Firstly, movie betrayals typically exist for the moment of confrontation, when the hero must come face to face with his one-time friend. We all know how it goes — the stuttering disbelief, the shouted outrage, the last-ditch attempt to appeal to the betrayer’s better nature. Here, Curtis doesn’t get to do any of that, so he can only confront the betrayal in retrospect. This plays authentically, probably because it feels more like real life. When we feel betrayed by a friend, we often simply stop calling them or unfriend them on social media. In life we are not often granted the emotional closure of an epic lightsaber fight next to a lava pit; the betrayal simply lives on within us, back contaminating whatever happy memories we might have had of that person. In this way Gilliam’s post-mortem betrayal in this crazy apocalypse train movie feels true. Worse for Curtis, there is an ice-cold practicality to the plan that suggests Gilliam really thought he was doing the right thing.

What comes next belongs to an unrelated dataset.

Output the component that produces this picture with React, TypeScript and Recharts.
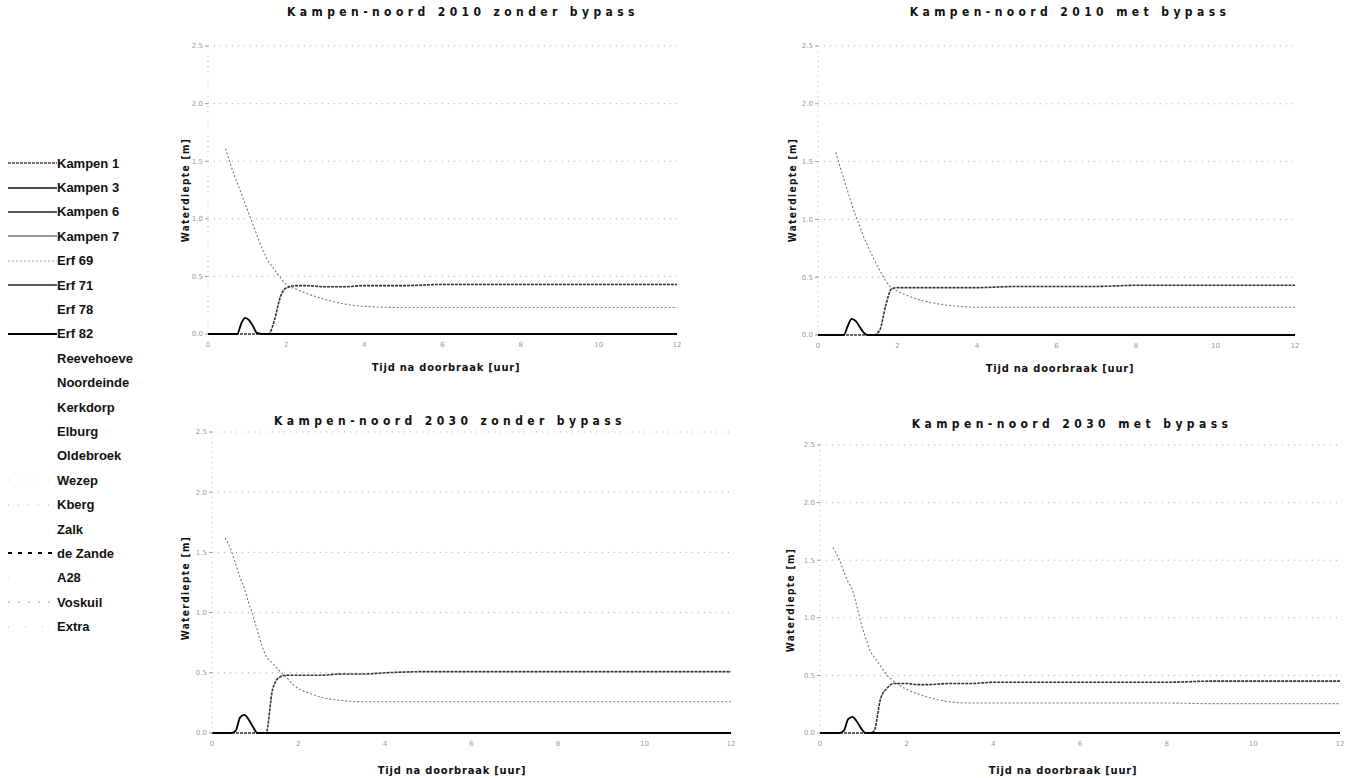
import { CartesianGrid, Line, LineChart, XAxis, YAxis } from "recharts";

// time after breach [uur], shared by all four panels
const hours = [0, 0.3, 0.45, 0.55, 0.65, 0.75, 0.85, 0.95, 1.05, 1.15, 1.25, 1.4, 1.55, 1.7, 1.85, 2, 2.25, 2.5, 3, 3.5, 4, 5, 6, 7, 8, 9, 10, 11, 12];

// water depth [m] per panel
const p1Bump = [0, 0, 0, 0, 0, 0, 0.09, 0.14, 0.12, 0.07, 0.01, 0, 0, 0, 0, 0, 0, 0, 0, 0, 0, 0, 0, 0, 0, 0, 0, 0, 0];
const p1Rise = [0, 0, 0, 0, 0, 0, 0, 0, 0, 0, 0, 0, 0, 0.12, 0.32, 0.4, 0.42, 0.42, 0.41, 0.41, 0.42, 0.42, 0.43, 0.43, 0.43, 0.43, 0.43, 0.43, 0.43];
const p1Fall = [null, null, 1.61, 1.5, 1.4, 1.31, 1.22, 1.13, 1.04, 0.95, 0.86, 0.73, 0.63, 0.56, 0.49, 0.43, 0.39, 0.355, 0.3, 0.26, 0.24, 0.23, 0.23, 0.23, 0.23, 0.23, 0.23, 0.23, 0.23];

const p2Bump = [0, 0, 0, 0, 0, 0.08, 0.14, 0.12, 0.07, 0.02, 0, 0, 0, 0, 0, 0, 0, 0, 0, 0, 0, 0, 0, 0, 0, 0, 0, 0, 0];
const p2Rise = [0, 0, 0, 0, 0, 0, 0, 0, 0, 0, 0, 0, 0.04, 0.25, 0.4, 0.41, 0.41, 0.41, 0.41, 0.41, 0.41, 0.42, 0.42, 0.42, 0.43, 0.43, 0.43, 0.43, 0.43];
const p2Fall = [null, null, 1.58, 1.46, 1.35, 1.24, 1.13, 1.03, 0.94, 0.85, 0.77, 0.66, 0.56, 0.47, 0.41, 0.38, 0.34, 0.31, 0.27, 0.25, 0.24, 0.24, 0.24, 0.24, 0.24, 0.24, 0.24, 0.24, 0.24];

const p3Bump = [0, 0, 0, 0.02, 0.13, 0.15, 0.11, 0.05, 0, 0, 0, 0, 0, 0, 0, 0, 0, 0, 0, 0, 0, 0, 0, 0, 0, 0, 0, 0, 0];
const p3Rise = [0, 0, 0, 0, 0, 0, 0, 0, 0, 0, 0, 0.36, 0.46, 0.48, 0.48, 0.48, 0.48, 0.48, 0.49, 0.49, 0.5, 0.51, 0.51, 0.51, 0.51, 0.51, 0.51, 0.51, 0.51];
const p3Fall = [null, 1.62, 1.51, 1.4, 1.29, 1.2, 1.08, 0.97, 0.85, 0.73, 0.64, 0.58, 0.52, 0.47, 0.41, 0.37, 0.33, 0.3, 0.27, 0.26, 0.26, 0.26, 0.26, 0.26, 0.26, 0.26, 0.26, 0.26, 0.26];

const p4Bump = [0, 0, 0, 0.02, 0.12, 0.14, 0.1, 0.04, 0, 0, 0, 0, 0, 0, 0, 0, 0, 0, 0, 0, 0, 0, 0, 0, 0, 0, 0, 0, 0];
const p4Rise = [0, 0, 0, 0, 0, 0, 0, 0, 0, 0, 0.02, 0.3, 0.39, 0.43, 0.43, 0.43, 0.42, 0.42, 0.43, 0.43, 0.44, 0.44, 0.44, 0.44, 0.44, 0.45, 0.45, 0.45, 0.45];
const p4Fall = [null, 1.61, 1.5, 1.4, 1.31, 1.24, 1.1, 0.95, 0.83, 0.72, 0.66, 0.58, 0.5, 0.45, 0.41, 0.38, 0.34, 0.31, 0.27, 0.26, 0.26, 0.26, 0.26, 0.26, 0.26, 0.255, 0.255, 0.255, 0.255];

const xTicks = [0, 2, 4, 6, 8, 10, 12];
const yTicks = [0, 0.5, 1, 1.5, 2, 2.5];

const titles = [
  "Kampen-noord 2010 zonder bypass",
  "Kampen-noord 2010 met bypass",
  "Kampen-noord 2030 zonder bypass",
  "Kampen-noord 2030 met bypass",
];

const legendNames = [
  "Kampen 1", "Kampen 3", "Kampen 6", "Kampen 7", "Erf 69", "Erf 71", "Erf 78", "Erf 82",
  "Reevehoeve", "Noordeinde", "Kerkdorp", "Elburg", "Oldebroek", "Wezep", "Kberg", "Zalk",
  "de Zande", "A28", "Voskuil", "Extra",
];

// stroke for each legend entry: [color, width, dash] (null = no visible line)
const legendStyles: ([string, number, string] | null)[] = [
  ["#444", 1.5, "3 1"], ["#111", 1.5, ""], ["#222", 1.5, ""], ["#333", 1, ""],
  ["#aaa", 1, "2 2"], ["#222", 1.5, ""], null, ["#000", 2, ""],
  null, null, null, null, null,
  ["#bbb", 1, "1 9"], ["#aaa", 1, "1 9"], null,
  ["#000", 2, "4 6"], ["#ccc", 1, "1 60"], ["#999", 1, "2 8"], ["#bbb", 1, "1 16"],
];

const panelSeries = [
  [p1Bump, p1Rise, p1Fall],
  [p2Bump, p2Rise, p2Fall],
  [p3Bump, p3Rise, p3Fall],
  [p4Bump, p4Rise, p4Fall],
];

const boldNarrow = "'Liberation Sans Narrow', 'DejaVu Sans Condensed', 'Liberation Sans', sans-serif";

interface PanelBox {
  left: number;
  top: number;
  width: number;
  height: number;
  margin: { top: number; right: number; bottom: number; left: number };
  titleX: number;
  titleY: number;
  xLabelX: number;
  xLabelY: number;
  yLabelX: number;
  yLabelY: number;
}

const boxes: PanelBox[] = [
  { left: 160, top: 0, width: 540, height: 370, margin: { top: 46, right: 23, bottom: 16, left: 18 },
    titleX: 463, titleY: 12, xLabelX: 446, xLabelY: 367, yLabelX: 185, yLabelY: 190 },
  { left: 770, top: 0, width: 550, height: 371, margin: { top: 46, right: 25, bottom: 16, left: 18 },
    titleX: 1070, titleY: 12, xLabelX: 1060, xLabelY: 368, yLabelX: 792, yLabelY: 190 },
  { left: 164, top: 390, width: 580, height: 375, margin: { top: 42, right: 13, bottom: 12, left: 18 },
    titleX: 450, titleY: 421, xLabelX: 452, xLabelY: 770, yLabelX: 185, yLabelY: 588 },
  { left: 772, top: 400, width: 575, height: 365, margin: { top: 45, right: 7, bottom: 12, left: 18 },
    titleX: 1072, titleY: 424, xLabelX: 1063, xLabelY: 770, yLabelX: 790, yLabelY: 600 },
];

function Panel({ index }: { index: number }) {
  const box = boxes[index];
  const [bump, rise, fall] = panelSeries[index];
  const data = hours.map((t, i) => ({ t, bump: bump[i], rise: rise[i], fall: fall[i] }));
  const tick = { fill: "#9a9a9a", fontSize: 7, fontFamily: "'DejaVu Sans', sans-serif" };

  return (
    <>
      <div style={{ position: "absolute", left: box.left, top: box.top }}>
        <LineChart width={box.width} height={box.height} data={data} margin={box.margin}>
          <CartesianGrid horizontal vertical={false} stroke="#aaa" strokeDasharray="1 5" />
          <XAxis
            type="number"
            dataKey="t"
            domain={[0, 12]}
            ticks={xTicks}
            height={20}
            axisLine={false}
            tickLine={false}
            tick={tick}
          />
          <YAxis
            domain={[0, 2.5]}
            ticks={yTicks}
            width={30}
            axisLine={{ stroke: "#bbb", strokeDasharray: "1 4" }}
            tickLine={{ stroke: "#999" }}
            tickSize={3}
            tick={tick}
            tickFormatter={(v: number) => v.toFixed(1)}
          />
          <Line dataKey="fall" type="monotone" stroke="#777" strokeWidth={1.1} strokeDasharray="2 2" dot={false} isAnimationActive={false} />
          <Line dataKey="rise" type="monotone" stroke="#333" strokeWidth={1.6} strokeDasharray="3 1" dot={false} isAnimationActive={false} />
          <Line dataKey="bump" type="monotone" stroke="#000" strokeWidth={1.8} dot={false} isAnimationActive={false} />
        </LineChart>
      </div>
      <div
        style={{
          position: "absolute", left: box.titleX, top: box.titleY, transform: "translate(-50%, -50%)",
          fontFamily: boldNarrow, fontWeight: "bold", fontSize: 12, letterSpacing: 4.4, whiteSpace: "nowrap", color: "#111",
        }}
      >
        {titles[index]}
      </div>
      <div
        style={{
          position: "absolute", left: box.xLabelX, top: box.xLabelY, transform: "translate(-50%, -50%)",
          fontFamily: boldNarrow, fontWeight: "bold", fontSize: 11, letterSpacing: 0.8, whiteSpace: "nowrap", color: "#111",
        }}
      >
        Tijd na doorbraak [uur]
      </div>
      <div
        style={{
          position: "absolute", left: box.yLabelX, top: box.yLabelY, transform: "translate(-50%, -50%) rotate(-90deg)",
          fontFamily: boldNarrow, fontWeight: "bold", fontSize: 10, letterSpacing: 1.4, whiteSpace: "nowrap", color: "#111",
        }}
      >
        Waterdiepte [m]
      </div>
    </>
  );
}

function SideLegend() {
  return (
    <div style={{ position: "absolute", left: 8, top: 151 }}>
      {legendNames.map((name, i) => {
        const s = legendStyles[i];
        return (
          <div key={name} style={{ display: "flex", alignItems: "center", height: 24.4 }}>
            <svg width={49} height={10}>
              {s && <line x1={0} y1={5} x2={49} y2={5} stroke={s[0]} strokeWidth={s[1]} strokeDasharray={s[2] || undefined} />}
            </svg>
            <span style={{ fontFamily: "'Liberation Sans', Arial, sans-serif", fontWeight: "bold", fontSize: 13, color: "#111" }}>
              {name}
            </span>
          </div>
        );
      })}
    </div>
  );
}

export default function App() {
  return (
    <div style={{ position: "absolute", left: 0, top: 0, width: 1349, height: 778, background: "#fff", overflow: "hidden" }}>
      <SideLegend />
      {boxes.map((_, i) => (
        <Panel key={i} index={i} />
      ))}
    </div>
  );
}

And can I say, it is a testament to Bong’s restraint and cunning as a filmmaker that Gilliam is actually dead. A hack director would have had him saunter out in the last scene to twist the knife in Curtis. Leaving him dead — and more importantly, leaving his betrayal totally off-screen — brilliantly introduces some doubt into the whole thing. We are not shown any evidence of Gilliam’s betrayal, we are only told about it by Wilford. Early in the movie, Gilliam tells Curtis to cut out Wilford’s tongue when he meets him, because he uses lies to manipulate people. So is Gilliam trying to protect his secret collusion with Wilford or merely anticipating his one-time friend’s ploy? Or is it something more complicated, like he has been working with Wilford, but secretly hopes the revolution will succeed? It is a totally legit reading to infer that Wilford is just messing with Curtis and this heartbreaking betrayal didn’t even happen. That it is left a mystery is pretty freaking masterful. American audiences are generally very bad with ambiguity and I feel like an American action movie would not leave such a sophisticated tangle of uncertainty at the center of its climax.
Whatever we are supposed to think, it can serve as an apt deconstruction of betrayal as a storytelling tool. Too frequently, betrayals occur like clockwork at the stroke of the third act in service of plot mechanics. Here the betrayal — whether it actually happened or not — is used correctly, on a purely character level. We feel, as Curtis does, that Gilliam has betrayed him. The pain of this betrayal is crucial in determining his next decision, where he essentially has to decide whether what’s left of the human race deserves to be saved.
Snowpiercer is a phenomenal movie on at least a couple of levels. For me, it’s also a good last word on betrayal in fiction.